In case anyone is trying to download any of my mixes, mediafire appears to have deleted them all for unclear reasons. Not sure why yet.
Category Archives: Blog
A Nostalgia for Racism?
A few months ago, I chanced upon a piece of art which was up for sale at one of Russ Cochran’s on-line comic art auctions. It was a Hal Foster drawn Tarzan Sunday which is usually an event in original art collecting because of the rarity of such samples.
As you can see, it is a fairly reasonable example of Foster’s art on Tarzan. It was, however, a no-go area for me whatever my feelings for Foster’s artistry. The reasons are simple: this piece of art would not have given me any pleasure and I would have been embarrassed to put it on display in my apartment. I simply don’t have the blindness or nostalgia for racism which allows for an enjoyment of this kind of art. There’s the Aryan beauty standing before the squat depravity that is the Cannibal Chief and later the rather simian qualities of the cannibal tribe as they howl for blood. I have as little passion for the subject matter as I would a depiction of bestiality. There are many pit holes in collecting original art but this particular aspect is less often highlighted. After all, wouldn’t most comic art collectors salivate over the original art to this Frazetta-drawn cover…

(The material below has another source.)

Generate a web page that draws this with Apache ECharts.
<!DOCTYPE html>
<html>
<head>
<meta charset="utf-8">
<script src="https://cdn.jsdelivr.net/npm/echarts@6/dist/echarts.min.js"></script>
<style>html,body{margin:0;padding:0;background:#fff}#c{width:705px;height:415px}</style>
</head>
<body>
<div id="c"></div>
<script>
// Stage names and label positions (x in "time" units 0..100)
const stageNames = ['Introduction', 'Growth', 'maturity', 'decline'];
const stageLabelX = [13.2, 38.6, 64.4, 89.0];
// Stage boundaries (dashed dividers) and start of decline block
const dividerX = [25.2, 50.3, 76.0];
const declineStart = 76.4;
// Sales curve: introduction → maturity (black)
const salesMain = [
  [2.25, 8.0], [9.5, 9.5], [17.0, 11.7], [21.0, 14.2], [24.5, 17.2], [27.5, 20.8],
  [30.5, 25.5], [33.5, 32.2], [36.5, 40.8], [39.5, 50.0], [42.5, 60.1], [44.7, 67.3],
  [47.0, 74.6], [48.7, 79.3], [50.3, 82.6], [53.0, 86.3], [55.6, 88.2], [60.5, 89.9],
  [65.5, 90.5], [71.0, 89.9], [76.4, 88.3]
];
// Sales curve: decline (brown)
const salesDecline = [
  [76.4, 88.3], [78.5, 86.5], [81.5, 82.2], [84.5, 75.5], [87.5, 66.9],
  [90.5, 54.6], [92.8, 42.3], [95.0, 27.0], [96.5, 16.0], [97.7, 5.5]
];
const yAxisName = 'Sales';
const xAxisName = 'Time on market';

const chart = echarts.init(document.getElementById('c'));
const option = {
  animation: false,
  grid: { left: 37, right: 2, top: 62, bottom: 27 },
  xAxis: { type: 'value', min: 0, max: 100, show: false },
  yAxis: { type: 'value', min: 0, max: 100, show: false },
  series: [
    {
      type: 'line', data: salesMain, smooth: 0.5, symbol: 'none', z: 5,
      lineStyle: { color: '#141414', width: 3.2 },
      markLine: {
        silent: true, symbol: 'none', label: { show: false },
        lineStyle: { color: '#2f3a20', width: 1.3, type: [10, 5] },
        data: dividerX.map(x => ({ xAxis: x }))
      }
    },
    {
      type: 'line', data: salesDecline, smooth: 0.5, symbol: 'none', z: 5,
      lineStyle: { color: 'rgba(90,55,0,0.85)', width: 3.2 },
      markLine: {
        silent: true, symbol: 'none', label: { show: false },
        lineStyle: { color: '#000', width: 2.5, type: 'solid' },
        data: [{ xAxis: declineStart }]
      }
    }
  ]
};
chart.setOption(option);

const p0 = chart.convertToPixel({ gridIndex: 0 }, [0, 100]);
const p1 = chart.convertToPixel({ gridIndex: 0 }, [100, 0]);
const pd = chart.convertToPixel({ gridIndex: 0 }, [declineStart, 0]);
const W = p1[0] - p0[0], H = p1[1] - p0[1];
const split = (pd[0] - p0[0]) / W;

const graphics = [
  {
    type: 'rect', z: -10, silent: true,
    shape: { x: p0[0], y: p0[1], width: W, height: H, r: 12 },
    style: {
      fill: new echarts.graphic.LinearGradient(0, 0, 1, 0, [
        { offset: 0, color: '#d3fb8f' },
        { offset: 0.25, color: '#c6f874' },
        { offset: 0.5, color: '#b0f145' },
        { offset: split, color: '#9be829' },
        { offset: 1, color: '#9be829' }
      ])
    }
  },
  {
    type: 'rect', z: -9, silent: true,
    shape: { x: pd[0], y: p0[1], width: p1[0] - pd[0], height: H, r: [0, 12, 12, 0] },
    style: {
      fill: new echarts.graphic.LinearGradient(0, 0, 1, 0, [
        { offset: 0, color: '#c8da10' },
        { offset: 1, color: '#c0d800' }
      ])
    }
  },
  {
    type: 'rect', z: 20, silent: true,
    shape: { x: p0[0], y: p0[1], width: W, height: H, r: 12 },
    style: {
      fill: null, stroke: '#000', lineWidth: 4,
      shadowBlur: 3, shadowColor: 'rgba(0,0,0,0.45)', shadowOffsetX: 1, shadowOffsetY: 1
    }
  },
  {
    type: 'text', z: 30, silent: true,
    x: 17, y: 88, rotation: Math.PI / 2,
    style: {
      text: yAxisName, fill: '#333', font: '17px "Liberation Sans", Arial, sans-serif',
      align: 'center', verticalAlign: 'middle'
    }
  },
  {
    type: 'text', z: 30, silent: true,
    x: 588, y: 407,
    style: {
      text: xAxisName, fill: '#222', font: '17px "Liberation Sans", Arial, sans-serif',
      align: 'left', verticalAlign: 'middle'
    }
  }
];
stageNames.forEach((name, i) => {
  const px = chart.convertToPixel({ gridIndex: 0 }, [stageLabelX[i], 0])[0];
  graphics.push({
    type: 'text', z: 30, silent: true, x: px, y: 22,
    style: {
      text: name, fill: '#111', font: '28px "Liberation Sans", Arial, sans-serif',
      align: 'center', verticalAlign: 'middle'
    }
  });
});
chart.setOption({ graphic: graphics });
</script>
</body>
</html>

…with its razor-toothed natives within an inch of pawing at the white female’s succulent breasts? Any objections would be easily dismissed with the notion that these were more gentle and less enlightened times where such stereotypes were the norm. And clearly they were. The fact that the art displays beautiful draftsmanship and is historically important ensures that such aspects are easily brushed under the carpet. A collector friend of mine who finds such images unpleasant was less happy with this easy acceptance which obviates concerns for subject matter. He placed a comment on this Frazetta cover (when it was displayed on Comic Art Fans) comparing it to Alan Moore and David Lloyd’s depiction of Storm Saxon in V for Vendetta.
As many readers will know, there is a whole area of collecting known as Jungle Girl art of which one of the prime examples must be this particular piece by Dave Stevens:
It’s all in good fun, both mocking homage and parody. It would seem churlish by some to find these items in any way offensive. There are of course people who collect “coon” art for historical purposes (which is absolutely valid) and others because it gives them pleasure. I don’t find the latter aspect particularly respectable.
Another story in the same vein which I chanced upon recently is “Yellow Heat” by Bruce Jones and Russ Heath from Vampirella #58 (Mar. 1977) the scans of which can be found here). The entire story was sold at a Heritage auction for $4370 in 2002
The story is one of Jones’ best remembered from Vampirella in part because of Heath’s lovely hyper-realistic art but mostly because of its twist ending. [I would suggest that those unfamiliar with “Yellow Heat” read the story before continuing with this article.] You’ll find two appreciations of “Yellow Heat” here and here. The Comics Journal message board regular Mike Hunter describes the effect as such:
“Bruce Jones and Russ Heath wreaking havoc with our “we humans are all alike, after all” expectations in “Yellow Heat”.”
Jones uses a number of tricks of sleight of hand to achieve the shock ending in this story. Part of the justification for the ending would appear to lie in the first page where a sort of incipient famine and breakdown in society is described. Jones’ script in the first panel would however suggest that the famine has not arrived and that these are much more bountiful times. The Masai warriors don’t look malnourished in the least which lessens the impact of this early description and any expectations of its relevance. There is also the description of the captive lady as a “beauty” and Heath’s great depiction of the same which effectively throws off the reader.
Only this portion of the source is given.